AGF Funds Inc. has received an exemption from the mutual fund self-dealing prohibitions and from reporting requirements to allow implementation of fund mergers.
The proposed fund mergers will result in the continuing corporate mutual fund becoming the sole holder of all units of the merging trust fund until the trust fund can be wound up in a tax-efficient manner.
The Ontario Securities Commission received an application from AGF as manager of AGF European Growth Class and AGF U.S. Value Class, seeking relief from various restrictions relating to the funds’ holdings in the Global Strategy Europe Plus Fund and Global Strategy U.S. Equity Fund.
AGF proposed the merger of Global Strategy Europe Plus Fund into AGF European Growth Class and of Global Strategy U.S. Equity Fund into AGF U.S. Value Class.
The mergers were approved at unitholder meetings on May 15. The mergers will be implemented by giving the GS funds’ unitholders the opportunity on December 15, to either exchange their units for shares in the AGF funds, or for cash.

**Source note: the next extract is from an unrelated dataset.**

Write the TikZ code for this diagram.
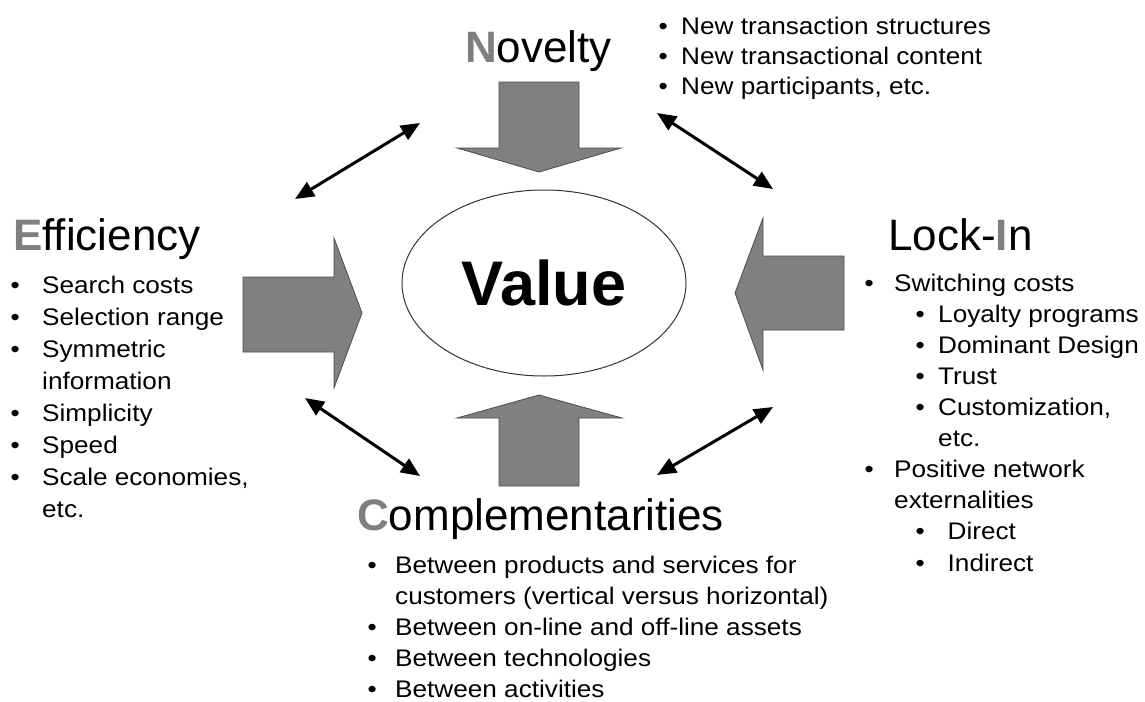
\documentclass[tikz,border=0pt]{standalone}
\usepackage{fontspec}
\setmainfont{Liberation Sans}
\newfontfamily\listfont{Liberation Sans}[FakeStretch=1.09]
\usetikzlibrary{arrows.meta,shapes.geometric}
\definecolor{capgray}{HTML}{7F7F7F}
\definecolor{boxgray}{HTML}{808080}
\newcommand{\bul}[1]{\makebox[#1][l]{\textbullet}}
\newcommand{\initial}[1]{{\color{capgray}\textbf{#1}}}
\begin{document}
\begin{tikzpicture}[x=1pt, y=-1pt,
    head/.style={anchor=base west, inner sep=0, font=\fontsize{44}{50}\selectfont},
    list/.style={anchor=base west, inner sep=0, align=left, font=\listfont\fontsize{24}{#1}\selectfont},
    list/.default=31,
    fat/.style={fill=boxgray, draw=black!70, line width=0.8pt},
    link/.style={line width=3pt, {Triangle[length=19pt,width=16pt]}-{Triangle[length=19pt,width=16pt]}}]
  \useasboundingbox (0,0) rectangle (1145,701);
  % centre
  \node[ellipse, draw=black!80, line width=1pt, minimum width=284pt, minimum height=186pt, inner sep=0,
        font=\fontsize{63}{70}\selectfont\bfseries] (value) at (544,283) {Value};
  % block arrows pointing to the centre
  \filldraw[fat] (499,82) -- (579,82) -- (579,148) -- (621,148) -- (539,172) -- (457,148) -- (499,148) -- cycle;
  \filldraw[fat] (499,486) -- (579,486) -- (579,418) -- (622,418) -- (539,395) -- (457,418) -- (499,418) -- cycle;
  \filldraw[fat] (243,277) -- (334,277) -- (334,238) -- (362,313) -- (334,388) -- (334,352) -- (243,352) -- cycle;
  \filldraw[fat] (844,256) -- (763,256) -- (763,218) -- (735,293) -- (763,370) -- (763,330) -- (844,330) -- cycle;
  % headings
  \node[head] (novelty) at (465,63) {\initial{N}ovelty};
  \node[head] (efficiency) at (13,250) {\initial{E}fficiency};
  \node[head] (lockin) at (888,250) {Lock-\initial{I}n};
  \node[head] (compl) at (357,530) {\initial{C}omplementarities};
  % bullet lists (placed by the baseline of their last line)
  \node[list=29.5] (novlist) at (658.5,94) {\bul{22.5pt}New transaction structures\\
    \bul{22.5pt}New transactional content\\
    \bul{22.5pt}New participants, etc.};
  \node[list=32] (efflist) at (10.5,517) {\bul{31.5pt}Search costs\\
    \bul{31.5pt}Selection range\\
    \bul{31.5pt}Symmetric\\
    \hspace*{31.5pt}information\\
    \bul{31.5pt}Simplicity\\
    \bul{31.5pt}Speed\\
    \bul{31.5pt}Scale economies,\\
    \hspace*{31.5pt}etc.};
  \node[list=31.1] (locklist) at (864.5,571) {\bul{29.5pt}Switching costs\\
    \hspace*{51pt}\bul{22.5pt}Loyalty programs\\
    \hspace*{51pt}\bul{22.5pt}Dominant Design\\
    \hspace*{51pt}\bul{22.5pt}Trust\\
    \hspace*{51pt}\bul{22.5pt}Customization,\\
    \hspace*{73.5pt}etc.\\
    \bul{29.5pt}Positive network\\
    \hspace*{29.5pt}externalities\\
    \hspace*{51pt}\bul{32pt}Direct\\
    \hspace*{51pt}\bul{32pt}Indirect};
  \node[list=31] (compllist) at (367.5,697) {\bul{27.5pt}Between products and services for\\
    \hspace*{27.5pt}customers (vertical versus horizontal)\\
    \bul{27.5pt}Between on-line and off-line assets\\
    \bul{27.5pt}Between technologies\\
    \bul{27.5pt}Between activities};
  % two-way links between the four sources
  \coordinate (tl-a) at (295,199); \coordinate (tl-b) at (420,123);
  \coordinate (tr-a) at (657,113); \coordinate (tr-b) at (773,189);
  \coordinate (bl-a) at (305,398); \coordinate (bl-b) at (420,476);
  \coordinate (br-a) at (657,475); \coordinate (br-b) at (773,407);
  \draw[link] (tl-a) -- (tl-b);
  \draw[link] (tr-a) -- (tr-b);
  \draw[link] (bl-a) -- (bl-b);
  \draw[link] (br-a) -- (br-b);
\end{tikzpicture}
\end{document}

Without the exemption, each AGF Fund would be required to divest itself of the units of the corresponding GS fund acquired in the mergers. Also, AGF would be required to file a report on every purchase or sale of securities of the GS funds by the AGF funds.
The OSC granted relief, as long as:
- the investment by the AGF funds in the GS funds is compatible with the fundamental investment objectives of the AGF funds;
- the simplified prospectus of the funds discloses details of the mergers;
- there are compatible dates for the calculation of the net asset value of both groups of the funds for the purpose of the issue and redemption of securities;
- no sales charges are payable by the AGF funds; and
- no redemption fees or other charges are charged by the GS funds.